All records must be quoted exactly. Omit the pictures.

Charts and diagrams as code:

+ + + + + + +

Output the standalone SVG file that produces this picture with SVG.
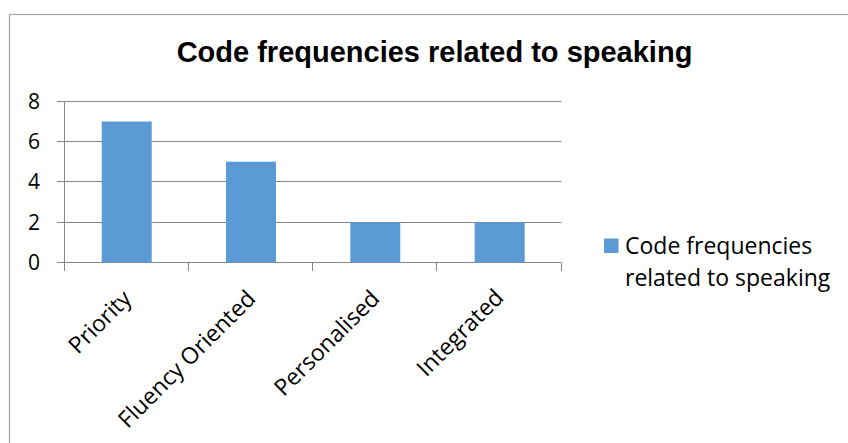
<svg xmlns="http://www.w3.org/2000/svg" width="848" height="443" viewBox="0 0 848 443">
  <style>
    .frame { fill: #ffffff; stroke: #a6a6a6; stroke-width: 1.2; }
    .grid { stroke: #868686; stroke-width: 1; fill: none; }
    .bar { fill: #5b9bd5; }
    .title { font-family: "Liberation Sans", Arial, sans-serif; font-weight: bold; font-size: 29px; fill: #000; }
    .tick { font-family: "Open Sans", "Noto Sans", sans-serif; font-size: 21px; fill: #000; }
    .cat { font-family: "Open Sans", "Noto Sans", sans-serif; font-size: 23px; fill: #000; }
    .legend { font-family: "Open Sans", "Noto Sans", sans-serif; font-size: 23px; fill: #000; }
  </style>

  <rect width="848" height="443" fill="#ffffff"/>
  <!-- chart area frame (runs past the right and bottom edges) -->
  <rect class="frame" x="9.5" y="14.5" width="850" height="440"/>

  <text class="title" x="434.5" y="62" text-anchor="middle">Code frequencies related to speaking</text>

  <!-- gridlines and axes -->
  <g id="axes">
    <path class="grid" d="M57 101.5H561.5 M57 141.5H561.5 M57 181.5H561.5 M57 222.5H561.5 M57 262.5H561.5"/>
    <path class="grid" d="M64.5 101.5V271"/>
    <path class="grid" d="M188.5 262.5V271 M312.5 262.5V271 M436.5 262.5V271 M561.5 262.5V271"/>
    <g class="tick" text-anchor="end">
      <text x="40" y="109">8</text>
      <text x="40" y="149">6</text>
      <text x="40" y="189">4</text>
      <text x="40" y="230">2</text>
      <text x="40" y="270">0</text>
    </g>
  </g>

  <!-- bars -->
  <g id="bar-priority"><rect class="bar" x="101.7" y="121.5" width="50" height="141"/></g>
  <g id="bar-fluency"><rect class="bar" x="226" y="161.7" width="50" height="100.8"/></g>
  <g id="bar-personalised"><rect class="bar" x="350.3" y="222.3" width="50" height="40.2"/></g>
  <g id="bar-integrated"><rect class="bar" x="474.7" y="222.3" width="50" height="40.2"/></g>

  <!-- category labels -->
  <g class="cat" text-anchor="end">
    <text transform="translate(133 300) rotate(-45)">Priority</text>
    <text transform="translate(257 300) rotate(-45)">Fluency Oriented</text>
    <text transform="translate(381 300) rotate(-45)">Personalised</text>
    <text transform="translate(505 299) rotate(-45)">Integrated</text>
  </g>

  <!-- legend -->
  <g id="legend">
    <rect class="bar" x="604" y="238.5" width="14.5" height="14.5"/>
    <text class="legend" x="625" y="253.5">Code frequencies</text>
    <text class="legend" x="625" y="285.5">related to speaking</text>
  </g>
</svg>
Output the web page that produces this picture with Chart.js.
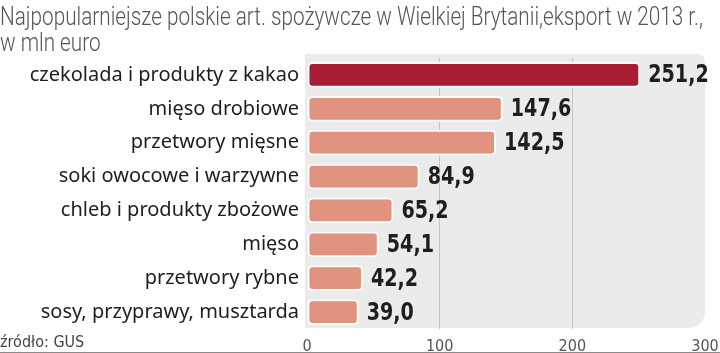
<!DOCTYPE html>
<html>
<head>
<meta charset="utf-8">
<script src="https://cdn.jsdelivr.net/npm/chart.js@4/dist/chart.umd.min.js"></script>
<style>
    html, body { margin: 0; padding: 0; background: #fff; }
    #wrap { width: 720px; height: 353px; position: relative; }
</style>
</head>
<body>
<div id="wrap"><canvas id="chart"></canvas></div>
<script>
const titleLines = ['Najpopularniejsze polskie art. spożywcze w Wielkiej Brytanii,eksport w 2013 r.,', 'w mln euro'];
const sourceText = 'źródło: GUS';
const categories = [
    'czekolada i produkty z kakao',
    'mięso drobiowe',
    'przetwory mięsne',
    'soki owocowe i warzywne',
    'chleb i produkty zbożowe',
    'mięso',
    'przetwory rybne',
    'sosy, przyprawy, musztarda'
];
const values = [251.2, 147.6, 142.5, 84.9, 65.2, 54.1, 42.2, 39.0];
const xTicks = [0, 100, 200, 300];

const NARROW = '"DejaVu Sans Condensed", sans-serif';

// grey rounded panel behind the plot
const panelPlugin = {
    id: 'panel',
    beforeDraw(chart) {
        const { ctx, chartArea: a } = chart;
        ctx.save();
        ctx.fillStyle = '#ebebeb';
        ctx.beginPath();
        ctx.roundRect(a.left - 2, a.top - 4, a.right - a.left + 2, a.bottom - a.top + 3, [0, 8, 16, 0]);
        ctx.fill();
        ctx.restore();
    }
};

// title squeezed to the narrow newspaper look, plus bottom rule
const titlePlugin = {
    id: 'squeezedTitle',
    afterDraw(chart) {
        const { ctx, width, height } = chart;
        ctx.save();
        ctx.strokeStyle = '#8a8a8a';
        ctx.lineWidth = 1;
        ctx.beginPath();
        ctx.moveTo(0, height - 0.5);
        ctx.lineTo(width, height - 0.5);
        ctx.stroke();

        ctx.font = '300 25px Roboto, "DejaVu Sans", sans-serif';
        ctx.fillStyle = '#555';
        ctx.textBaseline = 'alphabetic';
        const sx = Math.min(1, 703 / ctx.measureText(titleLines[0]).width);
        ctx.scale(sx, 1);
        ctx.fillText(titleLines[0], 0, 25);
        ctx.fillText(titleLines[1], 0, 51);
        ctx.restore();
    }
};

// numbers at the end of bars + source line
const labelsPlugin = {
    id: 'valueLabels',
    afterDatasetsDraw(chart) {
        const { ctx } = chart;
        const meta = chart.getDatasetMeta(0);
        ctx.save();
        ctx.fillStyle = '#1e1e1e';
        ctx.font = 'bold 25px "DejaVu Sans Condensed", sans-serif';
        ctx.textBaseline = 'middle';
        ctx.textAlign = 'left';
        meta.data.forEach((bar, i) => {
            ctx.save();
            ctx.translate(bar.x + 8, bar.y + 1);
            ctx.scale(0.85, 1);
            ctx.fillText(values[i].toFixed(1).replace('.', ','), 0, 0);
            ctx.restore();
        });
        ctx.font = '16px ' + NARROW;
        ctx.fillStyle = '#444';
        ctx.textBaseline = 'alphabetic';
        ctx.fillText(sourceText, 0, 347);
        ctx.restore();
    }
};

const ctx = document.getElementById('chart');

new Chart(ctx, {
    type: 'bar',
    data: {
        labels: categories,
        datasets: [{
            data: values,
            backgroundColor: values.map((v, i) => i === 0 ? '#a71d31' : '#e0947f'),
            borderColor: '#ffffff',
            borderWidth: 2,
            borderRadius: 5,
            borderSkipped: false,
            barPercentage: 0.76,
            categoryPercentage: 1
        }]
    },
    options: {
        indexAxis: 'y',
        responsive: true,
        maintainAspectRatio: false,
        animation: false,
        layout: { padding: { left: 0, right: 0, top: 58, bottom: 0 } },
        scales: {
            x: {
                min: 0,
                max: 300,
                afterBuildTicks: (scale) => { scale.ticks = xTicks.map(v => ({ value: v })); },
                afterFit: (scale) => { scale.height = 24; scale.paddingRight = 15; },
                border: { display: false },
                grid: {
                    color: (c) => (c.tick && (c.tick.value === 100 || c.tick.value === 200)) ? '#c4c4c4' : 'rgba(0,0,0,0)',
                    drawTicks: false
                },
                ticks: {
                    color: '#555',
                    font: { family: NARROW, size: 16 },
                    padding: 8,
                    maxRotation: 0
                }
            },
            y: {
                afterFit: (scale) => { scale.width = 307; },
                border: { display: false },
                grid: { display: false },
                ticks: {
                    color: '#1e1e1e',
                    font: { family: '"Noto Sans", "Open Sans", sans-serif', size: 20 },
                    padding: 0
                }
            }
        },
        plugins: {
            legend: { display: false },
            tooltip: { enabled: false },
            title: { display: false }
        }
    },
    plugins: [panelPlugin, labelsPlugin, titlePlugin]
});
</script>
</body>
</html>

+ + + + + + +

== RESPONSE TO THIS EXERCISE ==
Output the standalone SVG file that produces this picture with SVG.
<svg xmlns="http://www.w3.org/2000/svg" width="848" height="443" viewBox="0 0 848 443">
  <style>
    .frame { fill: #ffffff; stroke: #a6a6a6; stroke-width: 1.2; }
    .grid { stroke: #868686; stroke-width: 1; fill: none; }
    .bar { fill: #5b9bd5; }
    .title { font-family: "Liberation Sans", Arial, sans-serif; font-weight: bold; font-size: 29px; fill: #000; }
    .tick { font-family: "Open Sans", "Noto Sans", sans-serif; font-size: 21px; fill: #000; }
    .cat { font-family: "Open Sans", "Noto Sans", sans-serif; font-size: 23px; fill: #000; }
    .legend { font-family: "Open Sans", "Noto Sans", sans-serif; font-size: 23px; fill: #000; }
  </style>

  <rect width="848" height="443" fill="#ffffff"/>
  <!-- chart area frame (runs past the right and bottom edges) -->
  <rect class="frame" x="9.5" y="14.5" width="850" height="440"/>

  <text class="title" x="434.5" y="62" text-anchor="middle">Code frequencies related to speaking</text>

  <!-- gridlines and axes -->
  <g id="axes">
    <path class="grid" d="M57 101.5H561.5 M57 141.5H561.5 M57 181.5H561.5 M57 222.5H561.5 M57 262.5H561.5"/>
    <path class="grid" d="M64.5 101.5V271"/>
    <path class="grid" d="M188.5 262.5V271 M312.5 262.5V271 M436.5 262.5V271 M561.5 262.5V271"/>
    <g class="tick" text-anchor="end">
      <text x="40" y="109">8</text>
      <text x="40" y="149">6</text>
      <text x="40" y="189">4</text>
      <text x="40" y="230">2</text>
      <text x="40" y="270">0</text>
    </g>
  </g>

  <!-- bars -->
  <g id="bar-priority"><rect class="bar" x="101.7" y="121.5" width="50" height="141"/></g>
  <g id="bar-fluency"><rect class="bar" x="226" y="161.7" width="50" height="100.8"/></g>
  <g id="bar-personalised"><rect class="bar" x="350.3" y="222.3" width="50" height="40.2"/></g>
  <g id="bar-integrated"><rect class="bar" x="474.7" y="222.3" width="50" height="40.2"/></g>

  <!-- category labels -->
  <g class="cat" text-anchor="end">
    <text transform="translate(133 300) rotate(-45)">Priority</text>
    <text transform="translate(257 300) rotate(-45)">Fluency Oriented</text>
    <text transform="translate(381 300) rotate(-45)">Personalised</text>
    <text transform="translate(505 299) rotate(-45)">Integrated</text>
  </g>

  <!-- legend -->
  <g id="legend">
    <rect class="bar" x="604" y="238.5" width="14.5" height="14.5"/>
    <text class="legend" x="625" y="253.5">Code frequencies</text>
    <text class="legend" x="625" y="285.5">related to speaking</text>
  </g>
</svg>
Output the web page that produces this picture with Chart.js.
<!DOCTYPE html>
<html>
<head>
<meta charset="utf-8">
<script src="https://cdn.jsdelivr.net/npm/chart.js@4/dist/chart.umd.min.js"></script>
<style>
    html, body { margin: 0; padding: 0; background: #fff; }
    #wrap { width: 720px; height: 353px; position: relative; }
</style>
</head>
<body>
<div id="wrap"><canvas id="chart"></canvas></div>
<script>
const titleLines = ['Najpopularniejsze polskie art. spożywcze w Wielkiej Brytanii,eksport w 2013 r.,', 'w mln euro'];
const sourceText = 'źródło: GUS';
const categories = [
    'czekolada i produkty z kakao',
    'mięso drobiowe',
    'przetwory mięsne',
    'soki owocowe i warzywne',
    'chleb i produkty zbożowe',
    'mięso',
    'przetwory rybne',
    'sosy, przyprawy, musztarda'
];
const values = [251.2, 147.6, 142.5, 84.9, 65.2, 54.1, 42.2, 39.0];
const xTicks = [0, 100, 200, 300];

const NARROW = '"DejaVu Sans Condensed", sans-serif';

// grey rounded panel behind the plot
const panelPlugin = {
    id: 'panel',
    beforeDraw(chart) {
        const { ctx, chartArea: a } = chart;
        ctx.save();
        ctx.fillStyle = '#ebebeb';
        ctx.beginPath();
        ctx.roundRect(a.left - 2, a.top - 4, a.right - a.left + 2, a.bottom - a.top + 3, [0, 8, 16, 0]);
        ctx.fill();
        ctx.restore();
    }
};

// title squeezed to the narrow newspaper look, plus bottom rule
const titlePlugin = {
    id: 'squeezedTitle',
    afterDraw(chart) {
        const { ctx, width, height } = chart;
        ctx.save();
        ctx.strokeStyle = '#8a8a8a';
        ctx.lineWidth = 1;
        ctx.beginPath();
        ctx.moveTo(0, height - 0.5);
        ctx.lineTo(width, height - 0.5);
        ctx.stroke();

        ctx.font = '300 25px Roboto, "DejaVu Sans", sans-serif';
        ctx.fillStyle = '#555';
        ctx.textBaseline = 'alphabetic';
        const sx = Math.min(1, 703 / ctx.measureText(titleLines[0]).width);
        ctx.scale(sx, 1);
        ctx.fillText(titleLines[0], 0, 25);
        ctx.fillText(titleLines[1], 0, 51);
        ctx.restore();
    }
};

// numbers at the end of bars + source line
const labelsPlugin = {
    id: 'valueLabels',
    afterDatasetsDraw(chart) {
        const { ctx } = chart;
        const meta = chart.getDatasetMeta(0);
        ctx.save();
        ctx.fillStyle = '#1e1e1e';
        ctx.font = 'bold 25px "DejaVu Sans Condensed", sans-serif';
        ctx.textBaseline = 'middle';
        ctx.textAlign = 'left';
        meta.data.forEach((bar, i) => {
            ctx.save();
            ctx.translate(bar.x + 8, bar.y + 1);
            ctx.scale(0.85, 1);
            ctx.fillText(values[i].toFixed(1).replace('.', ','), 0, 0);
            ctx.restore();
        });
        ctx.font = '16px ' + NARROW;
        ctx.fillStyle = '#444';
        ctx.textBaseline = 'alphabetic';
        ctx.fillText(sourceText, 0, 347);
        ctx.restore();
    }
};

const ctx = document.getElementById('chart');

new Chart(ctx, {
    type: 'bar',
    data: {
        labels: categories,
        datasets: [{
            data: values,
            backgroundColor: values.map((v, i) => i === 0 ? '#a71d31' : '#e0947f'),
            borderColor: '#ffffff',
            borderWidth: 2,
            borderRadius: 5,
            borderSkipped: false,
            barPercentage: 0.76,
            categoryPercentage: 1
        }]
    },
    options: {
        indexAxis: 'y',
        responsive: true,
        maintainAspectRatio: false,
        animation: false,
        layout: { padding: { left: 0, right: 0, top: 58, bottom: 0 } },
        scales: {
            x: {
                min: 0,
                max: 300,
                afterBuildTicks: (scale) => { scale.ticks = xTicks.map(v => ({ value: v })); },
                afterFit: (scale) => { scale.height = 24; scale.paddingRight = 15; },
                border: { display: false },
                grid: {
                    color: (c) => (c.tick && (c.tick.value === 100 || c.tick.value === 200)) ? '#c4c4c4' : 'rgba(0,0,0,0)',
                    drawTicks: false
                },
                ticks: {
                    color: '#555',
                    font: { family: NARROW, size: 16 },
                    padding: 8,
                    maxRotation: 0
                }
            },
            y: {
                afterFit: (scale) => { scale.width = 307; },
                border: { display: false },
                grid: { display: false },
                ticks: {
                    color: '#1e1e1e',
                    font: { family: '"Noto Sans", "Open Sans", sans-serif', size: 20 },
                    padding: 0
                }
            }
        },
        plugins: {
            legend: { display: false },
            tooltip: { enabled: false },
            title: { display: false }
        }
    },
    plugins: [panelPlugin, labelsPlugin, titlePlugin]
});
</script>
</body>
</html>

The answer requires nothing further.